Union Tribune

September 26, 2002 

DOMESTIC SECURITY 
L.A. could be test site for new port ID cards


By TOBY ECKERT 
COPLEY NEWS SERVICE 

WASHINGTON Federal officials want to test a new
identification card for airport and seaport workers in the Los
Angeles area, if they can get Congress to restore funding for the
program.

Los Angeles International Airport and the Port of Long Beach
are being considered for the test, said Robert L. Johnson, a
spokesman for the Transportation Security Administration.

"That's where we have proposed piloting the program.
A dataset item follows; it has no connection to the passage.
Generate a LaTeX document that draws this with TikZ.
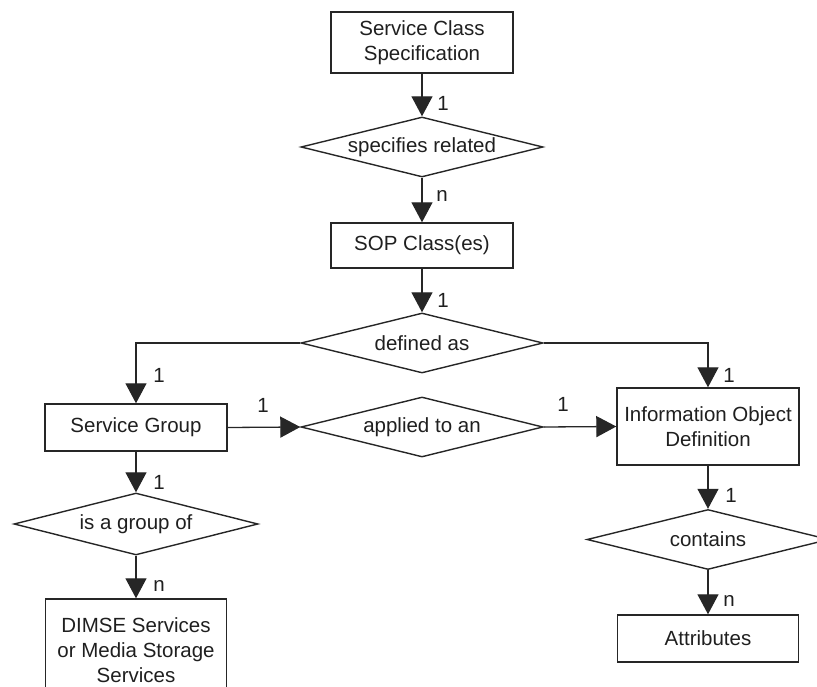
\documentclass[tikz,border=0pt]{standalone}
\usepackage{fontspec}
\setmainfont{Liberation Sans}
\usetikzlibrary{shapes.geometric,arrows.meta}
\begin{document}
\begin{tikzpicture}[x=1pt,y=-1pt,
  every node/.style={font=\fontsize{20.5}{25}\selectfont, text=black!88},
  ebox/.style={draw=black!85, line width=1.4pt, rectangle, align=center, inner sep=0pt, minimum width=182pt},
  rel/.style={draw=black!85, line width=1.4pt, diamond, inner sep=0pt, minimum width=242pt, minimum height=60pt},
  conn/.style={draw=black!85, line width=1.3pt, -{Triangle[length=20pt,width=21pt]}},
  card/.style={inner sep=0pt}
]
\useasboundingbox (0,0) rectangle (817,687);
\clip (0,0) rectangle (817,687);

% entity boxes
\node[ebox, minimum height=61pt] (scs) at (422,42.5) {Service Class\\Specification};
\node[ebox, minimum height=45pt] (sop) at (422,245.5) {SOP Class(es)};
\node[ebox, minimum height=47pt] (sg) at (136,427.5) {Service Group};
\node[ebox, minimum height=77pt] (iod) at (708,426.5) {Information Object\\Definition};
\node[ebox, minimum width=181pt, minimum height=102pt] (dimse) at (136,650) {DIMSE Services\\or Media Storage\\Services};
\node[ebox, minimum width=181pt, minimum height=47pt] (attr) at (708,638.5) {Attributes};

% relationship diamonds
\node[rel, label={center:specifies related}] (d1) at (422,147) {};
\node[rel, label={center:defined as}] (d2) at (422,343) {};
\node[rel, label={center:applied to an}] (d3) at (422,427) {};
\node[rel, minimum width=244pt, minimum height=62pt, label={center:is a group of}] (d4) at (136,524) {};
\node[rel, label={center:contains}] (d5) at (708,539.5) {};

% connectors
\draw[conn] (scs.south) -- (d1.north);
\draw[conn] (d1.south) -- (sop.north);
\draw[conn] (sop.south) -- (d2.north);
\draw[conn] (d2.west) -| (sg.north);
\draw[conn] (d2.east) -| (iod.north);
\draw[conn] (sg.east) -- (d3.west);
\draw[conn] (d3.east) -- (iod.west);
\draw[conn] (sg.south) -- (d4.north);
\draw[conn] (d4.south) -- (dimse.north);
\draw[conn] (iod.south) -- (d5.north);
\draw[conn] (d5.south) -- (attr.north);

% cardinalities
\node[card] (c1) at (443,103) {1};
\node[card] (c2) at (442,196) {n};
\node[card] (c3) at (443,300) {1};
\node[card] (c4) at (159,375) {1};
\node[card] (c5) at (729,375) {1};
\node[card] (c6) at (263,405) {1};
\node[card] (c7) at (563,404) {1};
\node[card] (c8) at (159,482) {1};
\node[card] (c9) at (159,586) {n};
\node[card] (c10) at (731,495) {1};
\node[card] (c11) at (729,601) {n};
\end{tikzpicture}
\end{document}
Until we
have congressional approval, it remains to be seen whether that
is where we will try it," he said.

The cards would contain difficult-to-forge "biometric" identifiers,
like fingerprints, and be issued to workers with access to secure
areas of transportation facilities, said agency spokeswoman
Chris Rhatigan. 

The workers would undergo background checks before they are
issued the IDs.

James Loy, head of the agency, has said the ID program could
serve as a model for a separate "trusted traveler" program to
speed frequent fliers through airport security.

The agency would have to get congressional approval as well as
funding for the test ID program, which would also be tried in
Philadelphia and Wilmington, Del., Rhatigan said.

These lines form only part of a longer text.